Directions:
Word for word, restate every line of the material.

Code that draws figures:
_ _ _ _

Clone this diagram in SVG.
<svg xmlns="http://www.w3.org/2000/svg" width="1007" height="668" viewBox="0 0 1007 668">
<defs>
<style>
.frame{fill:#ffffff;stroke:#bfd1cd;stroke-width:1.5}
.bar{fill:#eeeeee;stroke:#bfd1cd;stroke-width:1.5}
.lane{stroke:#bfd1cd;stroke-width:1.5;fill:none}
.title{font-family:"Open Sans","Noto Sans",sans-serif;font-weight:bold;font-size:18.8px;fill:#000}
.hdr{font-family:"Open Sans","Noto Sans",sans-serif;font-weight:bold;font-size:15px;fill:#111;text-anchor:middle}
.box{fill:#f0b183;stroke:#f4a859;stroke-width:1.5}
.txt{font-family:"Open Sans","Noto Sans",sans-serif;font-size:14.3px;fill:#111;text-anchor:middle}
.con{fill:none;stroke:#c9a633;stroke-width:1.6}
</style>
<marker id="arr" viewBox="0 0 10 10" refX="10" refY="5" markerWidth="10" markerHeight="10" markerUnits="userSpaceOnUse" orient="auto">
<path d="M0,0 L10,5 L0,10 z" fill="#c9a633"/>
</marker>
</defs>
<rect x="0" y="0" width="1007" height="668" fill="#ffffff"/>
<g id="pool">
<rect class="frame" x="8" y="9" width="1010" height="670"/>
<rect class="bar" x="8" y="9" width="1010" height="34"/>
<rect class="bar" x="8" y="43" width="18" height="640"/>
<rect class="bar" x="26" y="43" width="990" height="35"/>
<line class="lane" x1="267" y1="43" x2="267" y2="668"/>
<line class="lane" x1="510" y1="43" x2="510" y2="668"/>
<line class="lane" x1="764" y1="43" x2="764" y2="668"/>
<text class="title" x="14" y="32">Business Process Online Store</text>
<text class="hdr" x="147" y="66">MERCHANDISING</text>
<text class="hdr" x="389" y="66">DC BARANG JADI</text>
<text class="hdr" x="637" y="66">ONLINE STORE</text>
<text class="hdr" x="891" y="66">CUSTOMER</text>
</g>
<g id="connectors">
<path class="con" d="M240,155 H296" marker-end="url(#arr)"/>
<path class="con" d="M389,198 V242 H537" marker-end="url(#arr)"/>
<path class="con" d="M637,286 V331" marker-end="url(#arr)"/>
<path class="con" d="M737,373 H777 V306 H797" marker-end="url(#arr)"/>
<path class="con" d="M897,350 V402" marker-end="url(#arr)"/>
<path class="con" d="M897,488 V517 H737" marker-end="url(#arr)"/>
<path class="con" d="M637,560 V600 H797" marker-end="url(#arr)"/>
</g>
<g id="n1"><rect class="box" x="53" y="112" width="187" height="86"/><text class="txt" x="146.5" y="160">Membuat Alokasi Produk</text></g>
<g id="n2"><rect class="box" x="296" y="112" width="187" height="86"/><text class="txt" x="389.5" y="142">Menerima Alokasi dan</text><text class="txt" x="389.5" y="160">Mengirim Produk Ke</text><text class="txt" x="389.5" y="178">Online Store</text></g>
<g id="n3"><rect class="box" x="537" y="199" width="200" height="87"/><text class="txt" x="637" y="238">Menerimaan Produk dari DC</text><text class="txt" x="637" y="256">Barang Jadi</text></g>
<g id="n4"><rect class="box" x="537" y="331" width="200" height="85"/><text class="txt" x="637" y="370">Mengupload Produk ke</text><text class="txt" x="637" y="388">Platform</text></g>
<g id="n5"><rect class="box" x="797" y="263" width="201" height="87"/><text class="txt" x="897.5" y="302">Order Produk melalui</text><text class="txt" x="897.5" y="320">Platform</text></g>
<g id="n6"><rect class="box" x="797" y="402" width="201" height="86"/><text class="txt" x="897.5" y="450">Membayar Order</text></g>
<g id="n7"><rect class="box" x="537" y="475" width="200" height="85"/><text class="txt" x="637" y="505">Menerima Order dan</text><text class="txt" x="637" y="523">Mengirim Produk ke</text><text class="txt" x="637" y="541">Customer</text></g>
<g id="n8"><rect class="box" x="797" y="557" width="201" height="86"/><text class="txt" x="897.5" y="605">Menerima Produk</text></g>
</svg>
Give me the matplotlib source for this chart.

_ _ _ _

Task answer:
Clone this diagram in SVG.
<svg xmlns="http://www.w3.org/2000/svg" width="1007" height="668" viewBox="0 0 1007 668">
<defs>
<style>
.frame{fill:#ffffff;stroke:#bfd1cd;stroke-width:1.5}
.bar{fill:#eeeeee;stroke:#bfd1cd;stroke-width:1.5}
.lane{stroke:#bfd1cd;stroke-width:1.5;fill:none}
.title{font-family:"Open Sans","Noto Sans",sans-serif;font-weight:bold;font-size:18.8px;fill:#000}
.hdr{font-family:"Open Sans","Noto Sans",sans-serif;font-weight:bold;font-size:15px;fill:#111;text-anchor:middle}
.box{fill:#f0b183;stroke:#f4a859;stroke-width:1.5}
.txt{font-family:"Open Sans","Noto Sans",sans-serif;font-size:14.3px;fill:#111;text-anchor:middle}
.con{fill:none;stroke:#c9a633;stroke-width:1.6}
</style>
<marker id="arr" viewBox="0 0 10 10" refX="10" refY="5" markerWidth="10" markerHeight="10" markerUnits="userSpaceOnUse" orient="auto">
<path d="M0,0 L10,5 L0,10 z" fill="#c9a633"/>
</marker>
</defs>
<rect x="0" y="0" width="1007" height="668" fill="#ffffff"/>
<g id="pool">
<rect class="frame" x="8" y="9" width="1010" height="670"/>
<rect class="bar" x="8" y="9" width="1010" height="34"/>
<rect class="bar" x="8" y="43" width="18" height="640"/>
<rect class="bar" x="26" y="43" width="990" height="35"/>
<line class="lane" x1="267" y1="43" x2="267" y2="668"/>
<line class="lane" x1="510" y1="43" x2="510" y2="668"/>
<line class="lane" x1="764" y1="43" x2="764" y2="668"/>
<text class="title" x="14" y="32">Business Process Online Store</text>
<text class="hdr" x="147" y="66">MERCHANDISING</text>
<text class="hdr" x="389" y="66">DC BARANG JADI</text>
<text class="hdr" x="637" y="66">ONLINE STORE</text>
<text class="hdr" x="891" y="66">CUSTOMER</text>
</g>
<g id="connectors">
<path class="con" d="M240,155 H296" marker-end="url(#arr)"/>
<path class="con" d="M389,198 V242 H537" marker-end="url(#arr)"/>
<path class="con" d="M637,286 V331" marker-end="url(#arr)"/>
<path class="con" d="M737,373 H777 V306 H797" marker-end="url(#arr)"/>
<path class="con" d="M897,350 V402" marker-end="url(#arr)"/>
<path class="con" d="M897,488 V517 H737" marker-end="url(#arr)"/>
<path class="con" d="M637,560 V600 H797" marker-end="url(#arr)"/>
</g>
<g id="n1"><rect class="box" x="53" y="112" width="187" height="86"/><text class="txt" x="146.5" y="160">Membuat Alokasi Produk</text></g>
<g id="n2"><rect class="box" x="296" y="112" width="187" height="86"/><text class="txt" x="389.5" y="142">Menerima Alokasi dan</text><text class="txt" x="389.5" y="160">Mengirim Produk Ke</text><text class="txt" x="389.5" y="178">Online Store</text></g>
<g id="n3"><rect class="box" x="537" y="199" width="200" height="87"/><text class="txt" x="637" y="238">Menerimaan Produk dari DC</text><text class="txt" x="637" y="256">Barang Jadi</text></g>
<g id="n4"><rect class="box" x="537" y="331" width="200" height="85"/><text class="txt" x="637" y="370">Mengupload Produk ke</text><text class="txt" x="637" y="388">Platform</text></g>
<g id="n5"><rect class="box" x="797" y="263" width="201" height="87"/><text class="txt" x="897.5" y="302">Order Produk melalui</text><text class="txt" x="897.5" y="320">Platform</text></g>
<g id="n6"><rect class="box" x="797" y="402" width="201" height="86"/><text class="txt" x="897.5" y="450">Membayar Order</text></g>
<g id="n7"><rect class="box" x="537" y="475" width="200" height="85"/><text class="txt" x="637" y="505">Menerima Order dan</text><text class="txt" x="637" y="523">Mengirim Produk ke</text><text class="txt" x="637" y="541">Customer</text></g>
<g id="n8"><rect class="box" x="797" y="557" width="201" height="86"/><text class="txt" x="897.5" y="605">Menerima Produk</text></g>
</svg>
Give me the matplotlib source for this chart.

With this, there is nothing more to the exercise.